Tuesday, March 29, 2016

Maple to the rescue

Maple, a David Chang-backed restaurant in New York City, doesn’t have any tables, cash registers, or waiters. Instead, its customers order meals through its website or mobile app, and a fleet of bike couriers deliver them. By eliminating the dining room and bringing meals to you, Maple is betting that it can sell more meals per hour, using less real estate, than a traditional restaurant.

The current gold standard for zipping patrons through a lunch line (what the industry calls "throughput") is Chipotle. According to its 2014 annual report, Chipotle manages to serve 300 meals per hour—a transaction every 12 seconds—at its best-performing locations, and the chain is so obsessed with its productivity that it assigns employees efficiency roles with names like "linebacker."
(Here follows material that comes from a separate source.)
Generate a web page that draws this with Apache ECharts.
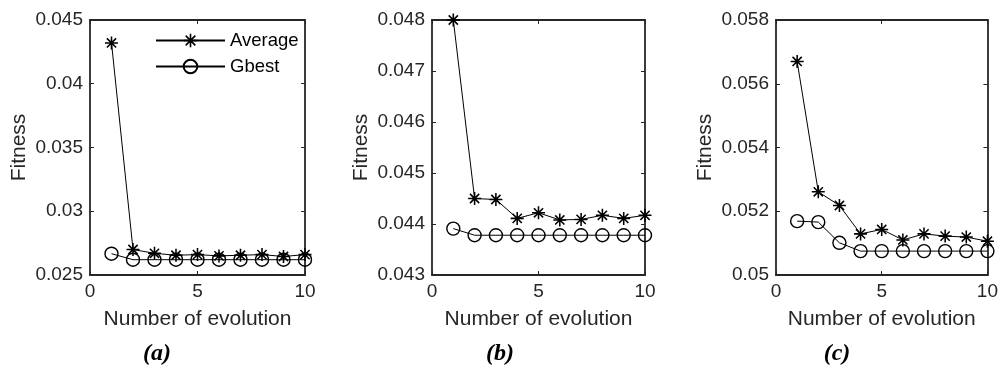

When Maple launched its first location in April, it served around 50 meals per hour at peak times. Less than a year later, on average it is now serving 800 meals per hour from each of its four kitchens. A few days before I visited in February, it had set a new record: 1,100 meals cooked and delivered in one hour...

That’s why continuing to invest in technology that can squeeze every last bit of efficiency out of its modest space and crew is important. Maple recently introduced, for instance, ordering windows that serve a dual purpose of allowing customers to schedule their lunch delivery at certain times and, at some point, helping to manage demand. The app could, for instance, allow people in a building where deliveries are already scheduled to order lunch, while telling a customer in an address not already scheduled in a route that lunch is sold out. Or, it could accept your order for instant delivery of a salad, which can be prepared in minutes and can join a trip to your address that’s almost ready to leave the kitchen, but tell your coworker who wants to order a chicken breast, which takes longer to cook, that his order will need to be slotted into the next hour’s trip.

With data science and smartphones, possibilities for increasing efficiency seem endless. As it scales, Maple even plans to coordinate its couriers so that they don’t need to come back to one kitchen to pick up orders—they can return to a different, closer hub, or receive a new order from another courier they’ll pass on the way.